When someone you care about is facing loss or grief, you will want to show support. The grimmer the situation, the harder it is to know what to say or do. Take comfort in knowing that something as simple as “I am so sorry” is honest and authentic. I say this because some attempts to connect, comfort or console can get lost in translation.
Below are four all-too-common statements of condolence that, while well-intended, can spark emotional arguments from a grieving person. The reactions listed below won’t likely be said aloud but the recipient may be harboring thoughts similar to what you see here.
“Well, she is in a better place now.” What if the recipient strongly disagrees? REACTION: As far as I’m concerned, being with me WAS a better place! RESULT: The statement is rejected, resented or considered insulting because it sounds dismissive.
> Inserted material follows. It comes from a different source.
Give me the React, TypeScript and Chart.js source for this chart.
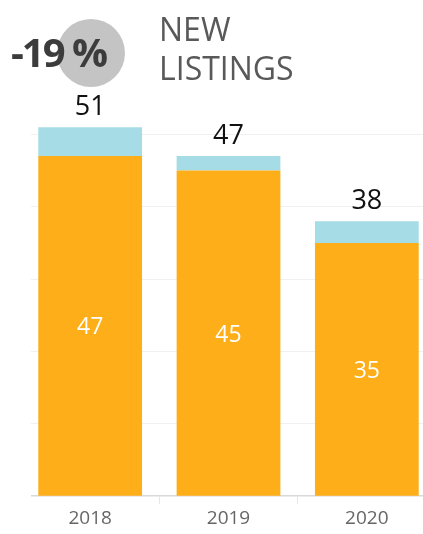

“Everything happens for a reason.” What if the grieving person doesn’t believe this? REACTION: How dare you suggest there’s a “because” behind this! RESULT: Sweeping declarations like this one can be irritating.
“You are handling this so well!” What if the person is feeling exactly the opposite? REACTION: Are you kidding? I’m falling apart. I’m broken. Are you blind? RESULT: You may be taken as insincere or shallow.
“I can’t imagine how I’d feel.” Wait, when did this become all about you? REACTION: I could tell you how I really feel if I thought you cared. RESULT: Emotional distance.
One way to convey support, comfort or empathy is to stay within the framework of the other party’s world view. Let your words reflect their values instead of imposing yours. Again, “I’m so sorry” can be enough.
While the Golden Rule reminds us to treat others as we want to be treated, strive to treat those who are grieving in a way they feel supported. Empathy is always about the other person and listening is often more effective than talking. I hope these ideas will help you feel more comfortable in uncomfortable situations.